PINK CLOUDS
An account about our practically perfect Amy Mullins written by her daughter, Kylie Sobray.
It was November of 2017. The second quarter of eighth-grade and fifth-grade had just started for me and my brother. We were both in our final year of our respective school levels. November is the birthday month for both our parents. Dad’s falls at the end of the month, sometimes on the same day as Thanksgiving. Mom’s is November 9th. She was diagnosed November 8th.
I remember it was dark outside, daylight savings had just happened so we might not have even sung happy birthday to her yet. But my brother and I were sat on the couch, smushed in between Mom and Dad. They said they had to tell us something serious…

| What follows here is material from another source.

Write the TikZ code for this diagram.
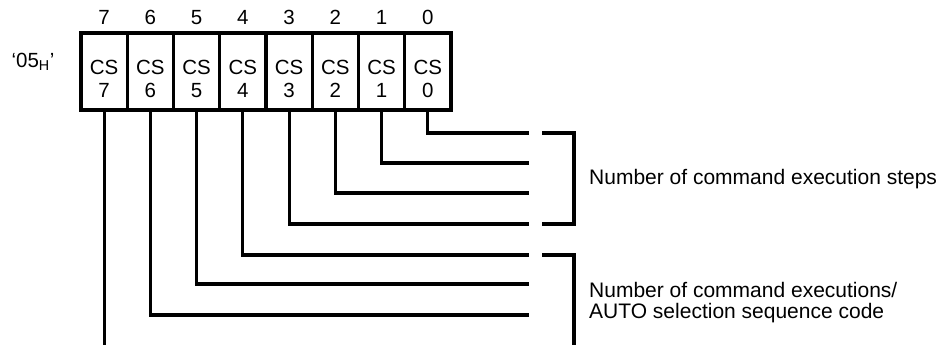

Mom has breast cancer. Stage 2.
I don’t remember if I cried. I must have because Mom did. I didn’t understand, I still don’t, how my mom, the strongest person I’ve ever known, who has overcome countless adversaries, could be diagnosed with breast cancer. The thing we had pink out games for, the thing we dedicated a whole spirit day for…it was a theme, a color, and excuse to paint pink dots on our faces…but in a split second it became very, very real.
I’m going to be honest and say I remember very little of that year except for the times clouded with that cursed pink. Mom didn’t allow me or my brother to accompany her for the chemo treatments. She didn’t want us to see her during or after the medicine flooded her system. She overcame the worst of the side-effects at the Rivah, with MomMom, her mom, taking care of her. MomMom used to be a nurse so it was the best place for Mom to go, but her absence was always gaping.
She had four rounds of Taxol, an aggressive chemo treatment given at very high doses within a short amount of time. It was a tough time for a long time…but it wasn’t without the constant love of family and friends.
Her final chemo treatment was April 7, 2017. She was flanked by Dad and Aunt Kelly, and had the phantom army of supporters for every last drip of the Taxol.
She was officially cancer free eleven days later, on April 18, 2017.
And has been for seven years and three months.
Mom didn’t let breast cancer and its lasting mental, physical, and emotional effects defeat her. I don’t think anything could defeat my mom. Less than a year after being free she made the life changing leap to alter her career path from a ballet instructor to a hair stylist. She took her struggle and morphed it into something to push her along, lift her up, live life to the fullest.
I’m lucky in that I get to show my support for Mom every year and actively make a difference. My sorority’s national philanthropy is Breast Cancer Education & Awareness. I joined Zeta Tau Alpha because of my mom. I put my whole heart into our philanthropy because of my mom. I’ve dyed my hair pink every October since 2020 because of my mom. I overcome life challenges because of my mom. I know the true meaning of strength because of my mom. I am who I am because of my mom.
Pink was no longer a color that I despised, it wasn’t the color that hurt Mom and brought pain to my family, it was the color that allowed Mom to rise from the ashes like the phoenix she’s always been.
I love you Mama, to the moon and back and infinity after that.